This morning I woke up by a text message on my phone. Until now I haven’t replied yet to my friend. Here’s my answer: Yes, soon we’ll go climbing together at Amsterdam!
Next I packed my bags and fixed some breakfast. Usually I don’t eat much in the morning and nor did I eat much today. I’ve had a French croissant from the oven which was pretty satisfying to my stomach.
Anyway, today is the kickoff for the National lead competition at Nieuwegein. On my way to the climbing gym I ate a banana and a Powerbar so I can rock the wall during climbing.
Last Friday I went to 2 climbing gyms to solve some problems for the Upload competition. My fingers are still tired. The skin on top of my fingers are red and kind of moist! Today I was hoping that I wouldn’t have to pinch that much however when I arrived the climbing gym, our first route was filled with sloper holds.
Last year I managed to end up in the top 10 of the National Lead Championship. Because of that result, I won’t have to climb the qualifications. The top 10 are advanced to the semis. The men’s semis was a green route in rope number 4. Most of the holds are from Bleaustone and as mentioned before the holds looks like huge jugs.
I try to warm up properly by climbing easy routes. Then all of us (semi placed climbers) are sent to the isolation area where we’ll be informed by routesetters and judges. Suddenly the door opens and a guy serves me my toast because I was hungry. What a great service. Anyway, there are few exceptions for this route. Among everyone, I was the final climber. I was number 14 on the list…
An hour later it finally was my turn. I’m entering the social world again. I walk up the stairs and take a good look at the route. I’m staying on the red path to give a good look at the route because once you step off the red carpet you’ll have to start climbing within 40 seconds.
Okay, I’m ready and start my way up. The holds are pretty positive despite the state of my sore fingers.
There are moments in the route where I have to stand on my toes to reach the next hold. Somewhere below the top, I can’t really figure out the right sequence. It feels like I grabbed the holds with my wrong hand but I prepared it that way.
I don’t like this and try to go to a sidepull with my right hand. Unfortunately it doesn’t work out and 10 seconds later I’m standing on the floor.
The results are official and my score is just enough to get me a final spot. The ladies will climb first followed by men. During the briefing we agree to witness the ladies’ finals. At least we won’t have to spend time in the isolation area. For me that’s a huge relief, sitting in the isolation for another hour is a waste of time. A competition should be fun!

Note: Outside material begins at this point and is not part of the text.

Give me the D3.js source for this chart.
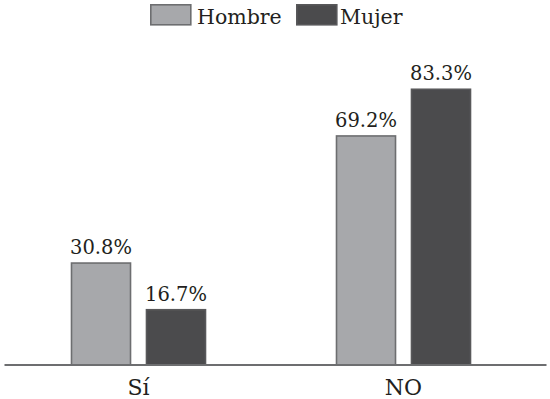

During the ladies’ finals I’m going to climb. I don’t want to cool down. My fingers are still sore but okay. My legs are a bit stiff due to an Upload problem and my arms could do better.
After the ladies’ finals I will be the first to climb the finals. It’s a black route on the mainwall. I’m going all out from the start.
In the overhang I’m holding a big jug around the corner with my right hand. I can sense that the hold is quite benky* or my hand is just sweaty.
Alright, my hand is probably sweaty and when I’m going for the next hold, my right hand slips off the jug just like that! That’s it, that was hold number 14 and I deserve a + because I was trying to get the next hold.
I hate this moment. I’m standing on the floor looking at the route while I remove the rope from my harness. I’m not even pumped and yet I’m standing on the floor.
I’m walking away disappointed while the next climber is starting his moment. My score sucks so bad that I ended up last of all the finalists.
When I think back at this competition from today, I think I climbed like shit. On the other hand, I did advance to the finals which is a positive thing. Oh well, it wasn’t that much of a successful start of the lead season for me but I’m going to train really hard to make up for this!